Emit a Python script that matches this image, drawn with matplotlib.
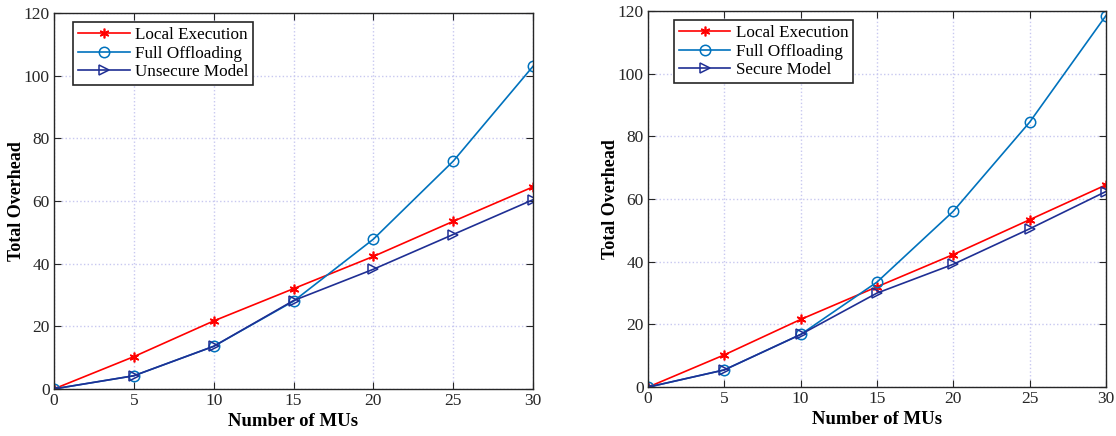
import numpy as np
from matplotlib import pyplot as plt

plt.rcParams['font.family'] = ['Liberation Serif', 'DejaVu Serif']

mus = [0, 5, 10, 15, 20, 25, 30]

# left panel (unsecure)
local_l  = [0, 10.3, 21.7, 32.0, 42.3, 53.5, 64.5]
full_l   = [0, 4.2, 13.6, 28.0, 47.8, 72.7, 103.0]
unsec_l  = [0, 4.2, 13.6, 28.2, 38.2, 49.3, 60.4]

# right panel (secure)
local_r  = [0, 10.3, 21.6, 32.0, 42.3, 53.4, 64.5]
full_r   = [0, 5.5, 16.8, 33.5, 56.1, 84.5, 118.5]
sec_r    = [0, 5.5, 16.8, 30.0, 39.2, 50.5, 62.4]

red  = '#ff0000'
cyan = '#0072bd'
navy = '#1f2f94'

fig = plt.figure(figsize=(11.16, 4.36), dpi=100)
ax1 = fig.add_axes([0.0484, 0.108, 0.4292, 0.862])
ax2 = fig.add_axes([0.5806, 0.112, 0.4104, 0.863])

for ax, loc, full, model, lab, xoff in [[ax1, local_l, full_l, unsec_l, 'Unsecure Model', 0.04],
                                         [ax2, local_r, full_r, sec_r, 'Secure Model', 0.057]]:
    ax.plot(mus, loc, color=red, marker=(6, 2, 0), markersize=7, markeredgewidth=1.2,
            linewidth=1.2, label='Local Execution')
    ax.plot(mus, full, color=cyan, marker='o', markerfacecolor='none', markersize=7.5,
            markeredgewidth=1.1, linewidth=1.2, label='Full Offloading')
    ax.plot(mus, model, color=navy, marker='>', markerfacecolor='none', markersize=7.5,
            markeredgewidth=1.1, linewidth=1.2, label=lab)
    ax.set_xlim(0, 30)
    ax.set_ylim(0, 120)
    ax.set_xticks(range(0, 31, 5))
    ax.set_yticks(range(0, 121, 20))
    ax.grid(True, linestyle=':', color='#c8c8f0', linewidth=1.0)
    ax.tick_params(direction='in', top=True, right=True, labelsize=12.5, length=5, color='#262626',
                   labelcolor='#262626', pad=3)
    for s in ax.spines.values():
        s.set_linewidth(1.0)
        s.set_color('#262626')
    ax.set_xlabel('Number of MUs', fontsize=13.5, fontweight='bold', labelpad=2.5)
    ax.set_ylabel('Total Overhead', fontsize=13, fontweight='bold', labelpad=-1)
    leg = ax.legend(loc='upper left', bbox_to_anchor=(xoff, 0.976), fontsize=12.3, fancybox=False,
                    framealpha=1, edgecolor='#262626', handlelength=3.0, borderpad=0.3,
                    labelspacing=0.15, handletextpad=0.3, borderaxespad=0.0)
    leg.get_frame().set_linewidth(1.2)

fig.savefig('out.png', dpi=100)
────────────────
**Work required**
Copy the listing in full and without alteration, omitting every picture.

**Task answer**
Emit a Python script that matches this image, drawn with matplotlib.
import numpy as np
from matplotlib import pyplot as plt

plt.rcParams['font.family'] = ['Liberation Serif', 'DejaVu Serif']

mus = [0, 5, 10, 15, 20, 25, 30]

# left panel (unsecure)
local_l  = [0, 10.3, 21.7, 32.0, 42.3, 53.5, 64.5]
full_l   = [0, 4.2, 13.6, 28.0, 47.8, 72.7, 103.0]
unsec_l  = [0, 4.2, 13.6, 28.2, 38.2, 49.3, 60.4]

# right panel (secure)
local_r  = [0, 10.3, 21.6, 32.0, 42.3, 53.4, 64.5]
full_r   = [0, 5.5, 16.8, 33.5, 56.1, 84.5, 118.5]
sec_r    = [0, 5.5, 16.8, 30.0, 39.2, 50.5, 62.4]

red  = '#ff0000'
cyan = '#0072bd'
navy = '#1f2f94'

fig = plt.figure(figsize=(11.16, 4.36), dpi=100)
ax1 = fig.add_axes([0.0484, 0.108, 0.4292, 0.862])
ax2 = fig.add_axes([0.5806, 0.112, 0.4104, 0.863])

for ax, loc, full, model, lab, xoff in [[ax1, local_l, full_l, unsec_l, 'Unsecure Model', 0.04],
                                         [ax2, local_r, full_r, sec_r, 'Secure Model', 0.057]]:
    ax.plot(mus, loc, color=red, marker=(6, 2, 0), markersize=7, markeredgewidth=1.2,
            linewidth=1.2, label='Local Execution')
    ax.plot(mus, full, color=cyan, marker='o', markerfacecolor='none', markersize=7.5,
            markeredgewidth=1.1, linewidth=1.2, label='Full Offloading')
    ax.plot(mus, model, color=navy, marker='>', markerfacecolor='none', markersize=7.5,
            markeredgewidth=1.1, linewidth=1.2, label=lab)
    ax.set_xlim(0, 30)
    ax.set_ylim(0, 120)
    ax.set_xticks(range(0, 31, 5))
    ax.set_yticks(range(0, 121, 20))
    ax.grid(True, linestyle=':', color='#c8c8f0', linewidth=1.0)
    ax.tick_params(direction='in', top=True, right=True, labelsize=12.5, length=5, color='#262626',
                   labelcolor='#262626', pad=3)
    for s in ax.spines.values():
        s.set_linewidth(1.0)
        s.set_color('#262626')
    ax.set_xlabel('Number of MUs', fontsize=13.5, fontweight='bold', labelpad=2.5)
    ax.set_ylabel('Total Overhead', fontsize=13, fontweight='bold', labelpad=-1)
    leg = ax.legend(loc='upper left', bbox_to_anchor=(xoff, 0.976), fontsize=12.3, fancybox=False,
                    framealpha=1, edgecolor='#262626', handlelength=3.0, borderpad=0.3,
                    labelspacing=0.15, handletextpad=0.3, borderaxespad=0.0)
    leg.get_frame().set_linewidth(1.2)

fig.savefig('out.png', dpi=100)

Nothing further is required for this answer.